◆ **Given instruction**:
The lines to extract run from the start of the records through the line with "Line, XAxis, YAxis", both ends included; drop the pictures.

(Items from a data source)
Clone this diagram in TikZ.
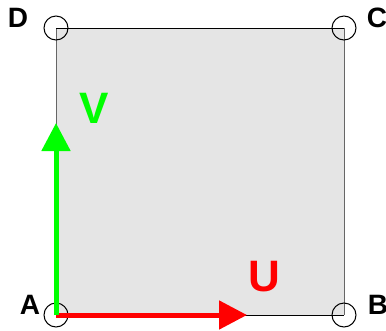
\documentclass[tikz,border=0pt]{standalone}
\usepackage{fontspec}
\setmainfont{Liberation Sans}
\usepackage{xcolor}
\usepackage{tikz}
\usetikzlibrary{
    arrows.meta,
    positioning
}

\begin{document}
\begin{tikzpicture}[
    x=1pt, y=-1pt,
    corner/.style={
        draw,
        circle,
        line width=1pt,
        inner sep=0pt,
        minimum size=24pt
    },
    edge/.style={
        line width=1pt
    },
    letter/.style={
        font=\bfseries\fontsize{28}{28}\selectfont,
        inner sep=0pt
    },
    vec/.style={
        font=\bfseries\fontsize{44}{44}\selectfont,
        inner sep=0pt
    },
    arrow/.style={-{Triangle[length=28pt,width=28pt]},line width=5pt}
]
\useasboundingbox (0,0) rectangle (386,330);

\coordinate (A) at (56,315);
\coordinate (B) at (344,315);
\coordinate (C) at (344,28);
\coordinate (D) at (56,28);

\fill[gray!20] (A) rectangle (C);
\draw[edge,black!60] (A) -- (D);
\draw[edge,black!60] (B) -- (C);
\draw[edge] (D) -- (C);
\draw[edge] (A) -- (B);

\node[corner] (cA) at (A) {};
\node[corner] (cB) at (B) {};
\node[corner] (cC) at (C) {};
\node[corner] (cD) at (D) {};

\node[letter] (lA) at (30,305) {A};
\node[letter] (lB) at (378,305) {B};
\node[letter] (lC) at (377,18) {C};
\node[letter] (lD) at (18,18) {D};

\coordinate (uend) at (247,315);
\coordinate (vend) at (56,123);

\draw[arrow,red] (A) -- (uend);
\draw[arrow,green] (A) -- (vend);

\node[vec,red] (U) at (264,277) {U};
\node[vec,green] (V) at (94,108) {V};

\end{tikzpicture}
\end{document}
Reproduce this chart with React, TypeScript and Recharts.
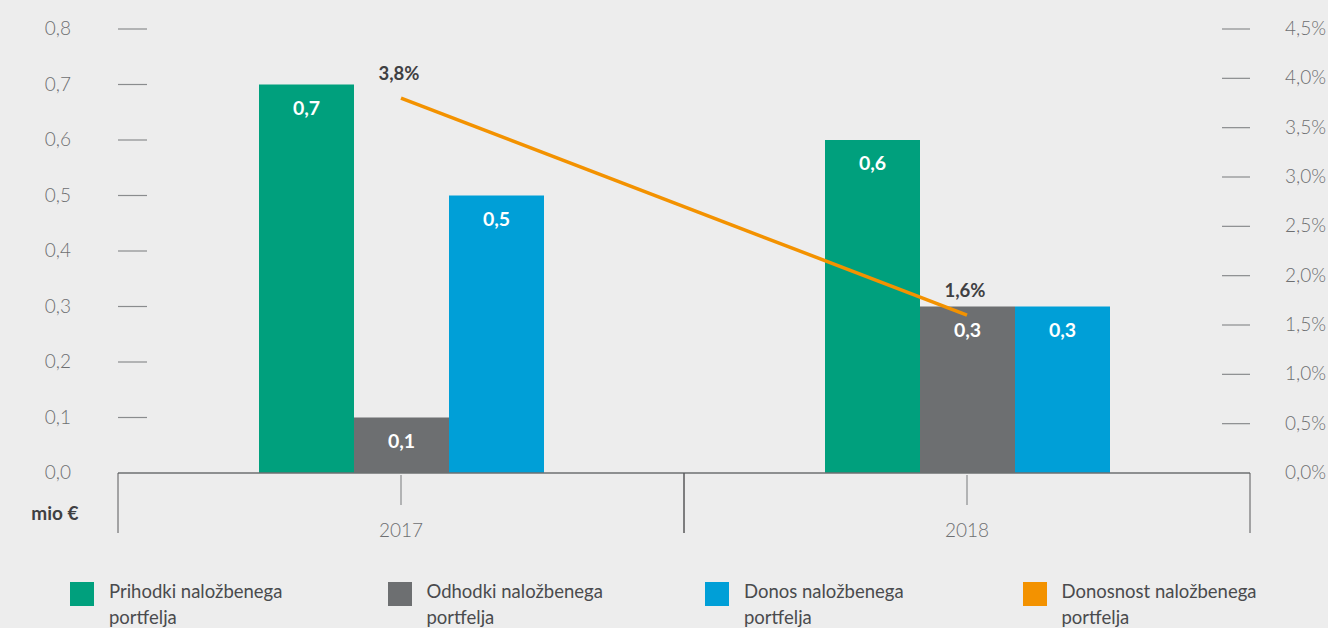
import { Bar, ComposedChart, Label, LabelList, Legend, Line, XAxis, YAxis } from "recharts";

const years = ["2017", "2018"];
const prihodki = [0.7, 0.6];
const odhodki = [0.1, 0.3];
const donos = [0.5, 0.3];
const donosnost = [3.8, 1.6];
const leftTicks = [0, 0.1, 0.2, 0.3, 0.4, 0.5, 0.6, 0.7, 0.8];
const rightTicks = [0, 0.5, 1, 1.5, 2, 2.5, 3, 3.5, 4, 4.5];

const series = [
  { key: "prihodki", name: "Prihodki naložbenega portfelja", color: "#00a07d" },
  { key: "odhodki", name: "Odhodki naložbenega portfelja", color: "#6d6f71" },
  { key: "donos", name: "Donos naložbenega portfelja", color: "#009fd7" },
  { key: "donosnost", name: "Donosnost naložbenega portfelja", color: "#f39200" },
];

const data = years.map((year, i) => ({
  year,
  prihodki: prihodki[i],
  odhodki: odhodki[i],
  donos: donos[i],
  donosnost: donosnost[i],
}));

const W = 1328;
const H = 628;
const PLOT_LEFT = 118;
const PLOT_RIGHT = 1250;
const PLOT_BOTTOM = 473;
const FONT = "Lato, 'Open Sans', sans-serif";
const TICK_COLOR = "#6d6f71";

const fmt = (v: number, d: number) => v.toFixed(d).replace(".", ",");

function LeftTick({ y, payload }: any) {
  return (
    <g>
      <text x={71} y={y} dy={6} textAnchor="end" fontSize={19} fontWeight={300} fill={TICK_COLOR} fontFamily={FONT}>
        {fmt(payload.value, 1)}
      </text>
      {payload.value !== 0 && <line x1={PLOT_LEFT} x2={PLOT_LEFT + 29} y1={y} y2={y} stroke="#8a8c8e" strokeWidth={1.2} />}
    </g>
  );
}

function RightTick({ y, payload }: any) {
  return (
    <g>
      <text x={1326} y={y} dy={6} textAnchor="end" fontSize={19} fontWeight={300} fill={TICK_COLOR} fontFamily={FONT}>
        {fmt(payload.value, 1) + "%"}
      </text>
      {payload.value !== 0 && <line x1={PLOT_RIGHT - 28} x2={PLOT_RIGHT} y1={y} y2={y} stroke="#8a8c8e" strokeWidth={1.2} />}
    </g>
  );
}

function YearTick({ x, payload }: any) {
  const half = (PLOT_RIGHT - PLOT_LEFT) / years.length / 2;
  return (
    <g>
      <line x1={x} x2={x} y1={PLOT_BOTTOM + 2} y2={PLOT_BOTTOM + 32} stroke="#8a8c8e" strokeWidth={1.2} />
      <line x1={x - half} x2={x - half} y1={PLOT_BOTTOM} y2={PLOT_BOTTOM + 60} stroke="#58595b" strokeWidth={1} />
      <line x1={x + half} x2={x + half} y1={PLOT_BOTTOM} y2={PLOT_BOTTOM + 60} stroke="#58595b" strokeWidth={1} />
      <text x={x} y={PLOT_BOTTOM + 64} textAnchor="middle" fontSize={19} fontWeight={300} fill={TICK_COLOR} fontFamily={FONT}>
        {payload.value}
      </text>
    </g>
  );
}

function BarValue({ x, y, width, value }: any) {
  return (
    <text x={x + width / 2} y={y + 30} textAnchor="middle" fontSize={19.5} fontWeight={700} fill="#ffffff" fontFamily={FONT}>
      {fmt(value, 1)}
    </text>
  );
}

function LineValue({ x, y, value }: any) {
  return (
    <text x={x - 2} y={y - 18} textAnchor="middle" fontSize={18.5} fontWeight={700} fill="#3f4042" fontFamily={FONT}>
      {fmt(value, 1) + "%"}
    </text>
  );
}

function LegendContent() {
  return (
    <div style={{ display: "flex", width: W, fontFamily: FONT }}>
      {series.map((s) => (
        <div key={s.key} style={{ width: 317.5, display: "flex", alignItems: "flex-start", paddingLeft: 70, boxSizing: "border-box" }}>
          <div style={{ width: 24, height: 24, background: s.color, marginTop: 4, flexShrink: 0 }} />
          <div style={{ marginLeft: 15, width: 200, fontSize: 18.5, lineHeight: "26px", color: "#4a4b4d" }}>{s.name}</div>
        </div>
      ))}
    </div>
  );
}

export default function App() {
  return (
    <div style={{ position: "absolute", left: 0, top: 0, width: W, height: H, background: "#ededed" }}>
      <ComposedChart
        width={W}
        height={H}
        data={data}
        margin={{ top: 29, right: 0, left: 0, bottom: 125 }}
        barSize={95}
        barGap={0}
      >
        <XAxis
          dataKey="year"
          height={30}
          tickLine={false}
          axisLine={{ stroke: "#6d6f71", strokeWidth: 1.5 }}
          tick={<YearTick />}
          interval={0}
        />
        <YAxis
          yAxisId="left"
          width={PLOT_LEFT}
          domain={[0, 0.8]}
          ticks={leftTicks}
          axisLine={false}
          tickLine={false}
          tick={<LeftTick />}
          interval={0}
        >
          <Label
            content={() => (
              <text x={55} y={520} textAnchor="middle" fontSize={19} fontWeight={700} fill="#3f4042" fontFamily={FONT}>
                mio €
              </text>
            )}
          />
        </YAxis>
        <YAxis
          yAxisId="right"
          orientation="right"
          width={W - PLOT_RIGHT}
          domain={[0, 4.5]}
          ticks={rightTicks}
          axisLine={false}
          tickLine={false}
          tick={<RightTick />}
          interval={0}
        />
        <Legend
          verticalAlign="bottom"
          content={<LegendContent />}
          wrapperStyle={{ top: 578, left: 0, bottom: "auto", height: 0, width: W }}
        />
        {series.slice(0, 3).map((s) => (
          <Bar key={s.key} yAxisId="left" dataKey={s.key} name={s.name} fill={s.color} isAnimationActive={false}>
            <LabelList dataKey={s.key} content={<BarValue />} />
          </Bar>
        ))}
        <Line
          yAxisId="right"
          dataKey="donosnost"
          name={series[3].name}
          stroke={series[3].color}
          strokeWidth={3.5}
          dot={false}
          activeDot={false}
          type="linear"
          isAnimationActive={false}
        >
          <LabelList dataKey="donosnost" content={<LineValue />} />
        </Line>
      </ComposedChart>
    </div>
  );
}
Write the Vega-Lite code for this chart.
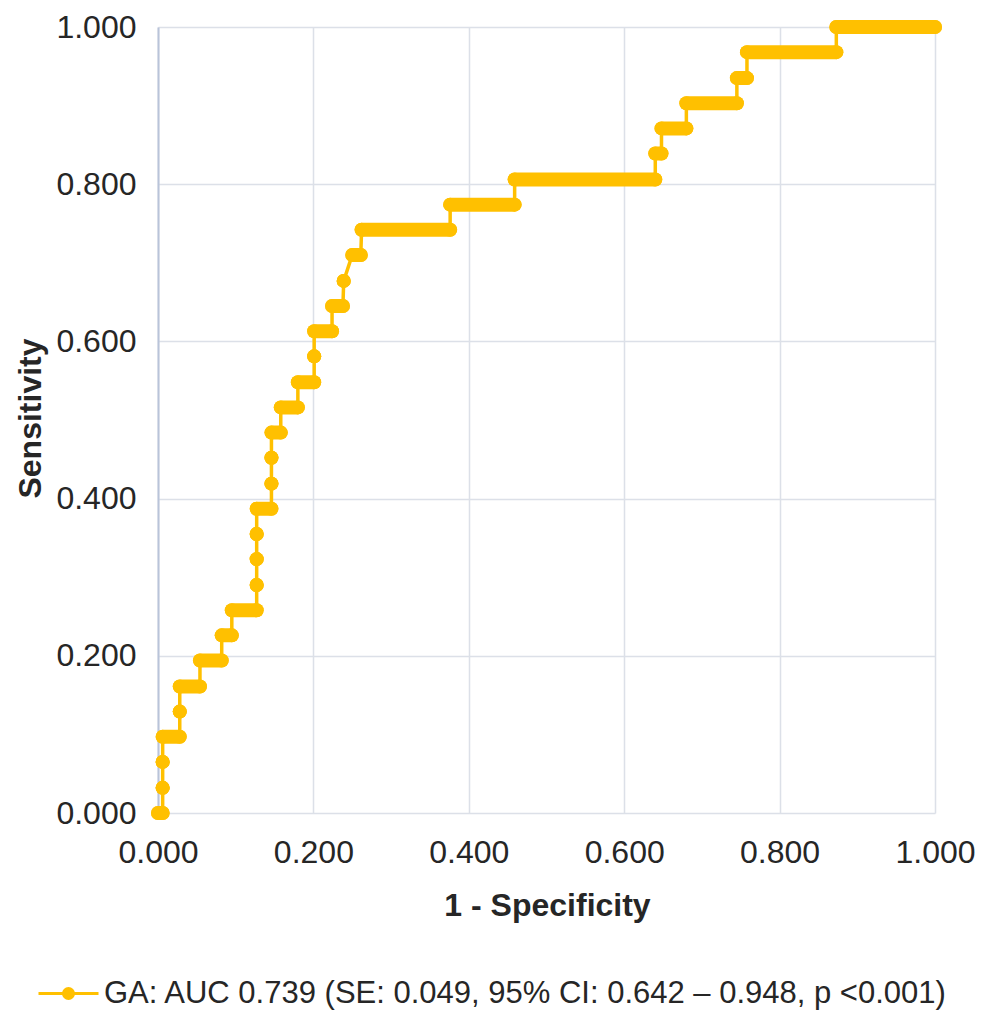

◆ **Task answer**:
Clone this diagram in TikZ.
\documentclass[tikz,border=0pt]{standalone}
\usepackage{fontspec}
\setmainfont{Liberation Sans}
\usepackage{xcolor}
\usepackage{tikz}
\usetikzlibrary{
    arrows.meta,
    positioning
}

\begin{document}
\begin{tikzpicture}[
    x=1pt, y=-1pt,
    corner/.style={
        draw,
        circle,
        line width=1pt,
        inner sep=0pt,
        minimum size=24pt
    },
    edge/.style={
        line width=1pt
    },
    letter/.style={
        font=\bfseries\fontsize{28}{28}\selectfont,
        inner sep=0pt
    },
    vec/.style={
        font=\bfseries\fontsize{44}{44}\selectfont,
        inner sep=0pt
    },
    arrow/.style={-{Triangle[length=28pt,width=28pt]},line width=5pt}
]
\useasboundingbox (0,0) rectangle (386,330);

\coordinate (A) at (56,315);
\coordinate (B) at (344,315);
\coordinate (C) at (344,28);
\coordinate (D) at (56,28);

\fill[gray!20] (A) rectangle (C);
\draw[edge,black!60] (A) -- (D);
\draw[edge,black!60] (B) -- (C);
\draw[edge] (D) -- (C);
\draw[edge] (A) -- (B);

\node[corner] (cA) at (A) {};
\node[corner] (cB) at (B) {};
\node[corner] (cC) at (C) {};
\node[corner] (cD) at (D) {};

\node[letter] (lA) at (30,305) {A};
\node[letter] (lB) at (378,305) {B};
\node[letter] (lC) at (377,18) {C};
\node[letter] (lD) at (18,18) {D};

\coordinate (uend) at (247,315);
\coordinate (vend) at (56,123);

\draw[arrow,red] (A) -- (uend);
\draw[arrow,green] (A) -- (vend);

\node[vec,red] (U) at (264,277) {U};
\node[vec,green] (V) at (94,108) {V};

\end{tikzpicture}
\end{document}
Reproduce this chart with React, TypeScript and Recharts.
import { Bar, ComposedChart, Label, LabelList, Legend, Line, XAxis, YAxis } from "recharts";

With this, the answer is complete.